Q1.This problem uses the data set ford.csv on the book’s web site. The data were taken from the ford.s data set in R’s fEcofin package. This

package is no longer on CRAN. This data set contains 2000 daily Ford returns from January 2, 1984, to December 31, 1991.

rm(list=ls())
install.packages("fEcofin", repos="http://R-Forge.R-project.org")
## Installing package into '/usr/local/lib/R/site-library'
## (as 'lib' is unspecified)
library(fEcofin)
data(ford.s , package = "fEcofin")
ford.s[,2] -> ford

(a) Find the sample mean, sample median, and standard deviation of the Ford returns.

mean(ford) -> mu
median(ford)
## [1] 0
var(ford)
## [1] 0.0003354601
sqrt(var(ford))
## [1] 0.01831557
sd(ford) -> sig

(b)Create a normal plot of the Ford returns. Do the returns look normally distributed? If not, how do they differ from being normally

distributed?

ford.return = ford
n = length(ford.return) 
year_ford = 1984 + (1:n) * (1991.25 - 1984) / n 
plot(year_ford, ford.return, main = "Ford daily returns", xlab = "year", type = "l", ylab = "log return")

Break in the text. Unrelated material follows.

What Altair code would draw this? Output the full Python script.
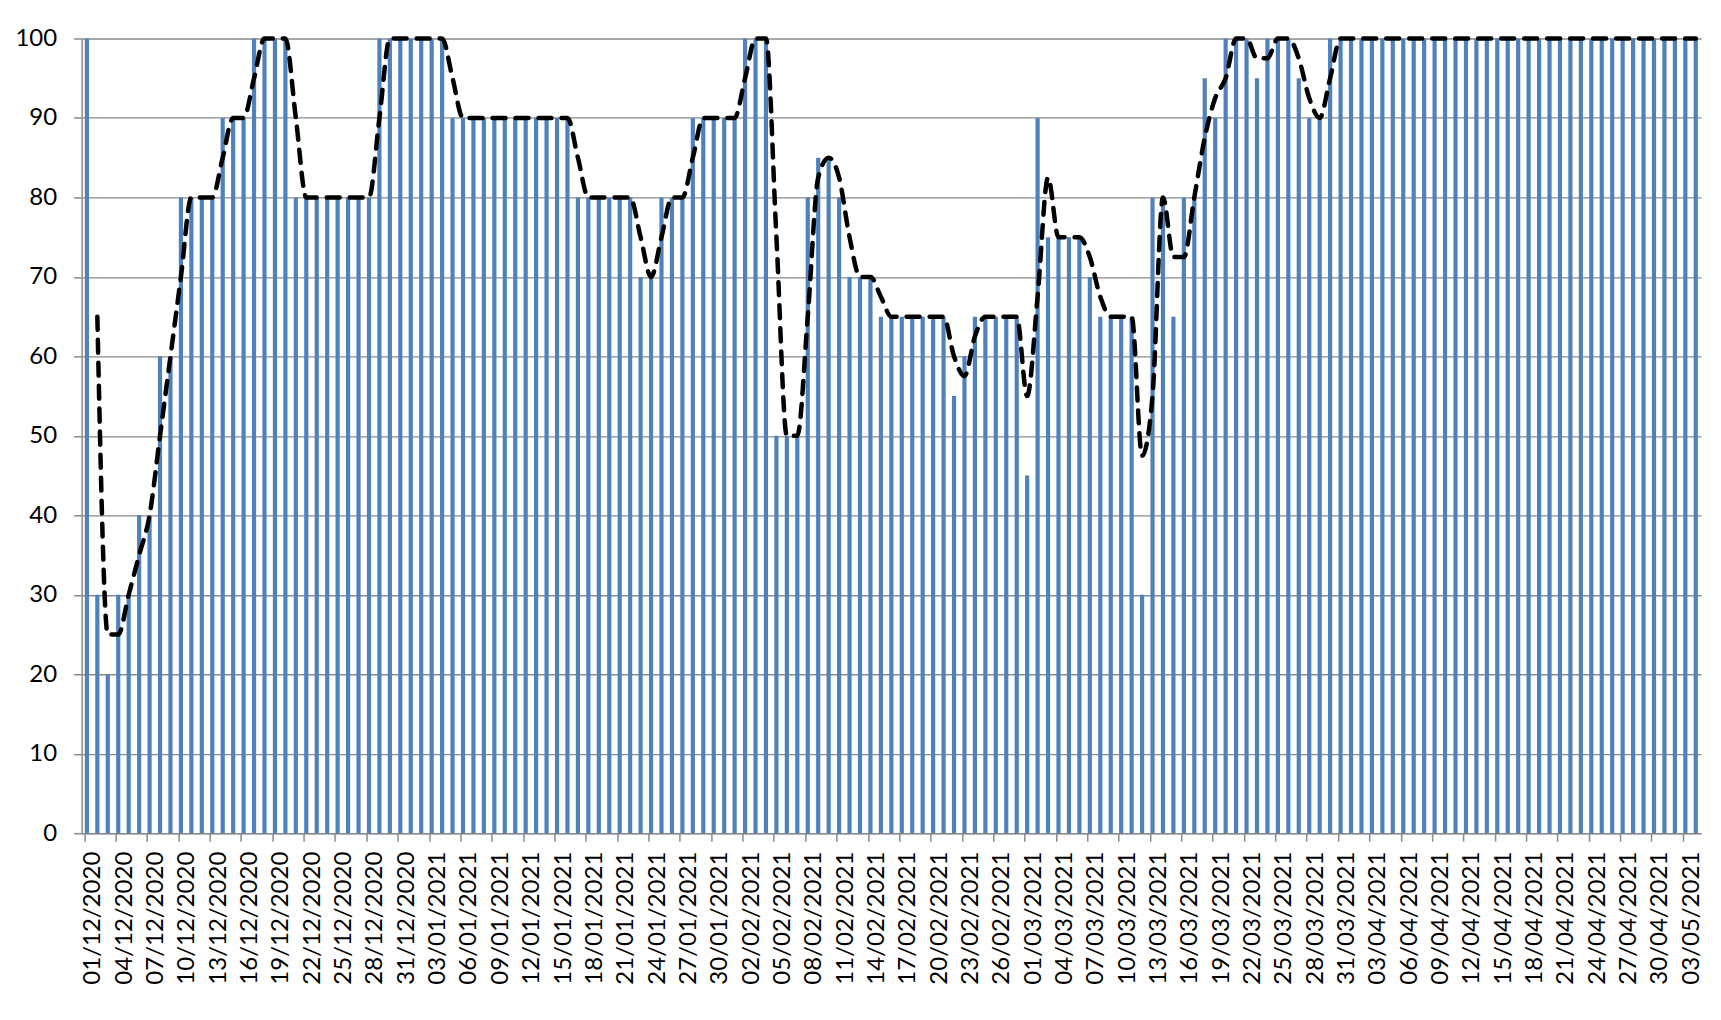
import altair as alt
import pandas as pd

# Daily dates 01/12/2020 .. 04/05/2021
dates = list(pd.date_range("2020-12-01", "2021-05-04", freq="D").strftime("%d/%m/%Y"))

# Bar values (one per day)
values = [
    100, 30, 20, 30, 30, 40, 40, 60, 60, 80,            # 01/12 - 10/12
    80, 80, 80, 90, 90, 90, 100, 100, 100, 100,         # 11/12 - 20/12
    80, 80, 80, 80, 80, 80, 80, 80, 100, 100,           # 21/12 - 30/12
    100, 100, 100, 100, 100, 90, 90, 90, 90, 90,        # 31/12 - 09/01
    90, 90, 90, 90, 90, 90, 90, 80, 80, 80,             # 10/01 - 19/01
    80, 80, 80, 70, 70, 80, 80, 80, 90, 90,             # 20/01 - 29/01
    90, 90, 90, 100, 100, 100, 50, 50, 50, 80,          # 30/01 - 08/02
    85, 85, 80, 70, 70, 70, 65, 65, 65, 65,             # 09/02 - 18/02
    65, 65, 65, 55, 60, 65, 65, 65, 65, 65,             # 19/02 - 28/02
    45, 90, 75, 75, 75, 75, 70, 65, 65, 65,             # 01/03 - 10/03
    65, 30, 80, 80, 65, 80, 80, 95, 90, 100,            # 11/03 - 20/03
    100, 100, 95, 100, 100, 100, 95, 90, 90, 100,       # 21/03 - 30/03
    100, 100, 100, 100, 100, 100, 100, 100, 100, 100,   # 31/03 - 09/04
    100, 100, 100, 100, 100, 100, 100, 100, 100, 100,   # 10/04 - 19/04
    100, 100, 100, 100, 100, 100, 100, 100, 100, 100,   # 20/04 - 29/04
    100, 100, 100, 100, 100,                            # 30/04 - 04/05
]
y_ticks = [0, 10, 20, 30, 40, 50, 60, 70, 80, 90, 100]
x_label_dates = dates[::3]

df = pd.DataFrame({"idx": list(range(len(dates))), "date": dates, "value": values})

FONT = "Lato"
GRAY = "#8a8a8a"

x_enc = alt.X(
    "date:O",
    sort=dates,
    title=None,
    scale=alt.Scale(paddingInner=0.6, paddingOuter=0.3),
    axis=alt.Axis(
        values=x_label_dates,
        labelAngle=270,
        bandPosition=0,
        labelOffset=6.5,
        tickSize=8,
        labelPadding=10,
        labelFont=FONT,
        labelFontSize=24,
        labelColor="#000000",
        domainColor=GRAY,
        tickColor=GRAY,
        domainWidth=1.5,
        tickWidth=1.5,
        grid=False,
    ),
)

y_enc = alt.Y(
    "value:Q",
    title=None,
    scale=alt.Scale(domain=[0, 100], nice=False),
    axis=alt.Axis(
        values=y_ticks,
        tickSize=8,
        labelPadding=17,
        labelFont=FONT,
        labelFontSize=24,
        labelColor="#000000",
        domainColor=GRAY,
        tickColor=GRAY,
        domainWidth=1.5,
        tickWidth=1.5,
        grid=True,
        gridColor=GRAY,
        gridWidth=1.3,
    ),
)

base = alt.Chart(df)

bars = base.mark_bar(color="#4F81BD").encode(x=x_enc, y=y_enc)

line = (
    base.transform_window(
        ma="mean(value)",
        n="count()",
        frame=[-1, 0],
        sort=[alt.SortField("idx", order="ascending")],
    )
    .transform_filter(alt.datum.n == 2)
    .mark_line(
        color="#000000",
        strokeWidth=4.5,
        strokeDash=[13, 10],
        strokeCap="round",
        interpolate="monotone",
    )
    .encode(
        x=alt.X("date:O", sort=dates),
        y=alt.Y("ma:Q"),
        order=alt.Order("idx:Q"),
    )
)

chart = (
    alt.layer(bars, line)
    .properties(
        width=1620,
        height=795,
        autosize=alt.AutoSizeParams(type="none"),
        padding={"left": 73.7, "top": 30.3, "right": 12, "bottom": 170},
        background="#ffffff",
    )
    .configure_view(stroke=None)
)

chart.save("out.html", embed_options={"renderer": "svg", "actions": False})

(c)Test for normality using the Shapiro–Wilk test? What is the p-value? Can you reject the null hypothesis of a normal distribution at 0.01?

sh = shapiro.test(ford) 
sh
## 
##  Shapiro-Wilk normality test
## 
## data:  ford
## W = 0.96388, p-value < 2.2e-16
#par(mfrow=c(2, 2)) 

 # { 

  #qqnorm(ford, datax = T, main = i) 
  #qqline(ford, datax = T) 
  #print(shapiro.test(ford) 
  
#Shapiro–Wilk tests give p<0.01. Which means that the data are not consistent with  normal distribution. According to the Shapiro wilk test, reject the null hypothesis of a normal distribution at 0.01. 

(d)Create several t-plots of the Ford returns using a number of choices of the degrees of freedom parameter (df). What value of df gives a

plot that is as linear as possible? The returns include the return on Black Monday, October 19, 1987. Discuss whether or not to ignore that return when looking for the best choices of df.

matrix(ford)-> ford.matrix
n=dim(ford.matrix)[1]
q_grid = (1:n) / (n + 1) 
df_grid = c(1, 4, 6, 10, 20, 30) 
index.names = dimnames(ford.matrix)[[2]] 
for(i in 1:1) 
{
#dev.new() 
par(mfrow = c(3, 2))
for(df in df_grid) 
{
qqplot(ford.matrix[,i], qt(q_grid,df),
main = paste(index.names[,i], ", df = ", df) ) 
  abline(lm(qt(c(0.25, 0.75), df = df) ~ 
              quantile(ford.matrix[,i], c(0.25, 0.75))))
  
}}

#When t-plot with "6" degree of freedom, reference line fits to the quantiles. 6 of degree of freedom gives a plot that is linear.